Raw records
******************************

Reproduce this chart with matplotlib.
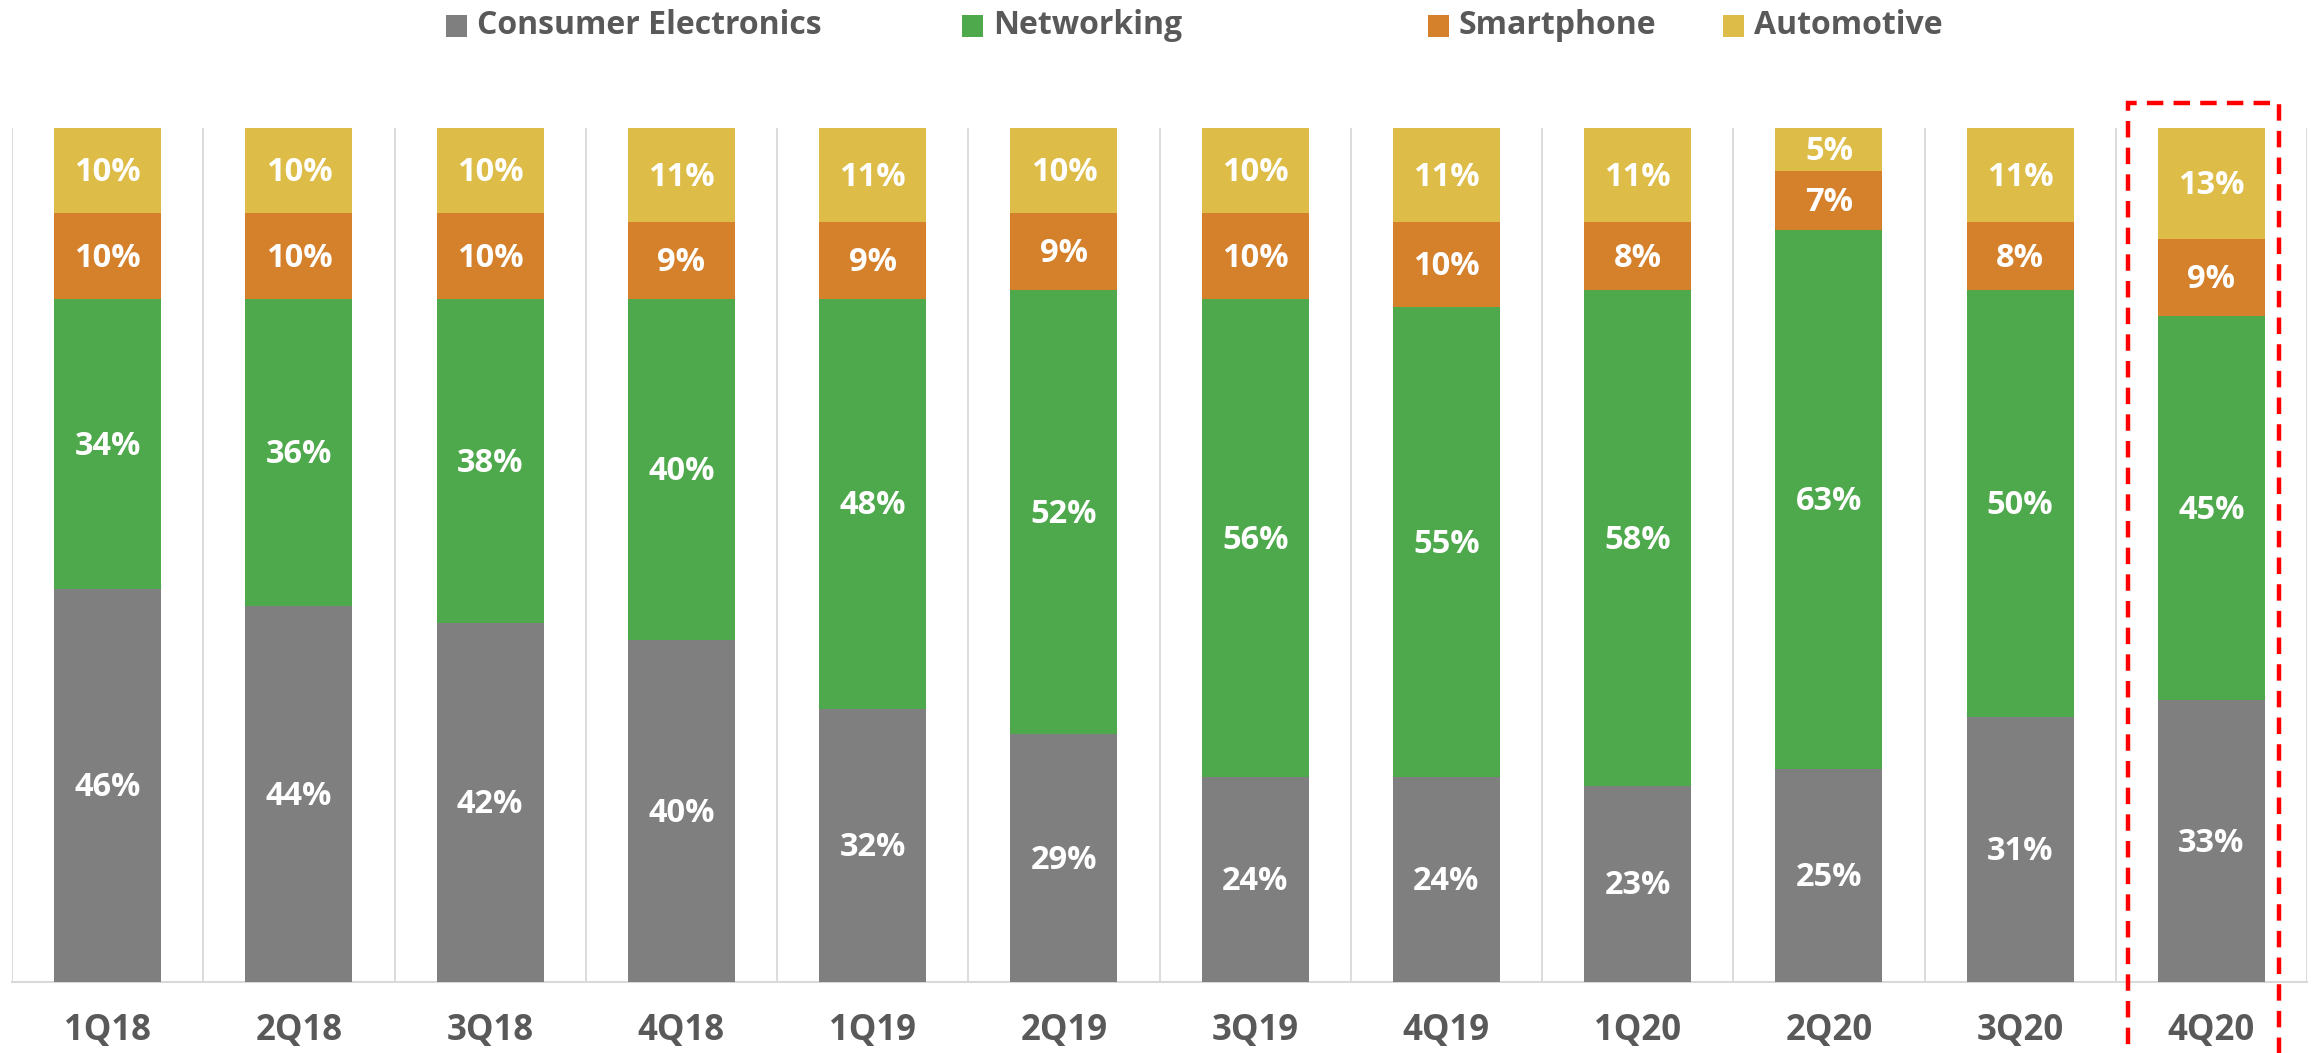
import matplotlib
matplotlib.use("Agg")
import matplotlib.pyplot as plt
from matplotlib.patches import Rectangle

categories = ["1Q18", "2Q18", "3Q18", "4Q18", "1Q19", "2Q19", "3Q19", "4Q19",
              "1Q20", "2Q20", "3Q20", "4Q20"]
consumer = [46, 44, 42, 40, 32, 29, 24, 24, 23, 25, 31, 33]
networking = [34, 36, 38, 40, 48, 52, 56, 55, 58, 63, 50, 45]
smartphone = [10, 10, 10, 9, 9, 9, 10, 10, 8, 7, 8, 9]
automotive = [10, 10, 10, 11, 11, 10, 10, 11, 11, 5, 11, 13]
series_names = ["Consumer Electronics", "Networking", "Smartphone", "Automotive"]
colors = ["#7f7f7f", "#4ea84c", "#d5802b", "#ddbc48"]

plt.rcParams['font.family'] = ['Open Sans', 'DejaVu Sans']

W, H = 2318, 1053
fig = plt.figure(figsize=(W / 100, H / 100), dpi=100)
ax_left, ax_right, ax_top, ax_bottom = 12, 2307, 128, 982
ax = fig.add_axes([ax_left / W, 1 - ax_bottom / H, (ax_right - ax_left) / W,
                   (ax_bottom - ax_top) / H])

x = list(range(len(categories)))
bottoms = [0] * len(categories)
for vals, col in zip([consumer, networking, smartphone, automotive], colors):
    ax.bar(x, vals, bottom=bottoms, width=0.56, color=col, edgecolor='none', zorder=3)
    for xi, v, b in zip(x, vals, bottoms):
        ax.annotate(f"{v}%", (xi, b + v / 2), xytext=(0, -1.5),
                    textcoords='offset points', ha='center', va='center',
                    color='white', fontsize=23.5, fontweight='bold', zorder=4)
    bottoms = [b + v for b, v in zip(bottoms, vals)]

ax.set_xlim(-0.5, len(categories) - 0.5)
ax.set_ylim(0, 100)
for sep in range(len(categories) + 1):
    ax.axvline(sep - 0.5, color='#d9d9d9', lw=1.3, zorder=1)
for s in ['top', 'right', 'left']:
    ax.spines[s].set_visible(False)
ax.spines['bottom'].set_color('#d9d9d9')
ax.spines['bottom'].set_linewidth(1.5)
ax.set_yticks([])
ax.set_xticks(x)
ax.set_xticklabels(categories, fontsize=25, fontweight='bold', color='#595959')
ax.tick_params(axis='x', length=0, pad=22)

# legend (manual placement)
sq_x = [446, 962, 1428, 1723]
sq = 21
cy = 26
for xs, name, col in zip(sq_x, series_names, colors):
    fig.patches.append(Rectangle((xs / W, 1 - (cy + sq / 2) / H), sq / W, sq / H,
                                 transform=fig.transFigure, facecolor=col,
                                 edgecolor='none'))
    fig.text((xs + sq + 10) / W, 1 - cy / H, name, ha='left', va='center',
             fontsize=23, fontweight='bold', color='#595959')

# dashed highlight box
bx0, bx1, by0, by1 = 2128, 2279, 103, 1070
fig.patches.append(Rectangle((bx0 / W, 1 - by1 / H), (bx1 - bx0) / W, (by1 - by0) / H,
                             transform=fig.transFigure, facecolor='none',
                             edgecolor='#ff0000', lw=3.2,
                             linestyle=(0, (3.7, 2.3)), clip_on=False, zorder=10))

fig.savefig("out.png", dpi=100)
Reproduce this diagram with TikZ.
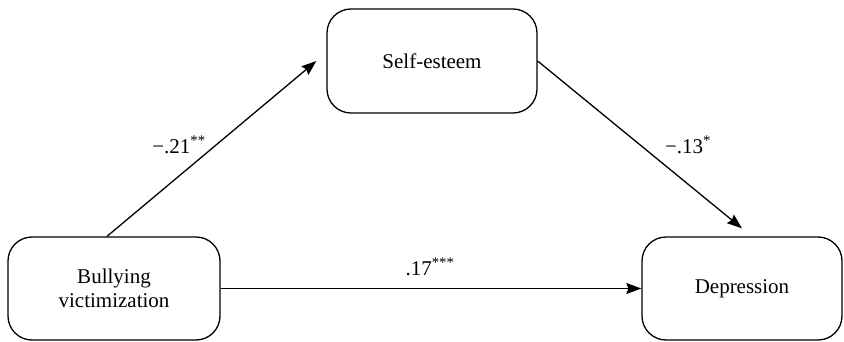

******************************

## WRITTEN INSTRUCTION
Please repeat exactly the data above from its first line to the line that contains "(ax_bottom - ax_top) / H])", inclusive, and leave every picture out.

## SOLUTION FOR THIS EXERCISE
Reproduce this chart with matplotlib.
import matplotlib
matplotlib.use("Agg")
import matplotlib.pyplot as plt
from matplotlib.patches import Rectangle

categories = ["1Q18", "2Q18", "3Q18", "4Q18", "1Q19", "2Q19", "3Q19", "4Q19",
              "1Q20", "2Q20", "3Q20", "4Q20"]
consumer = [46, 44, 42, 40, 32, 29, 24, 24, 23, 25, 31, 33]
networking = [34, 36, 38, 40, 48, 52, 56, 55, 58, 63, 50, 45]
smartphone = [10, 10, 10, 9, 9, 9, 10, 10, 8, 7, 8, 9]
automotive = [10, 10, 10, 11, 11, 10, 10, 11, 11, 5, 11, 13]
series_names = ["Consumer Electronics", "Networking", "Smartphone", "Automotive"]
colors = ["#7f7f7f", "#4ea84c", "#d5802b", "#ddbc48"]

plt.rcParams['font.family'] = ['Open Sans', 'DejaVu Sans']

W, H = 2318, 1053
fig = plt.figure(figsize=(W / 100, H / 100), dpi=100)
ax_left, ax_right, ax_top, ax_bottom = 12, 2307, 128, 982
ax = fig.add_axes([ax_left / W, 1 - ax_bottom / H, (ax_right - ax_left) / W,
                   (ax_bottom - ax_top) / H])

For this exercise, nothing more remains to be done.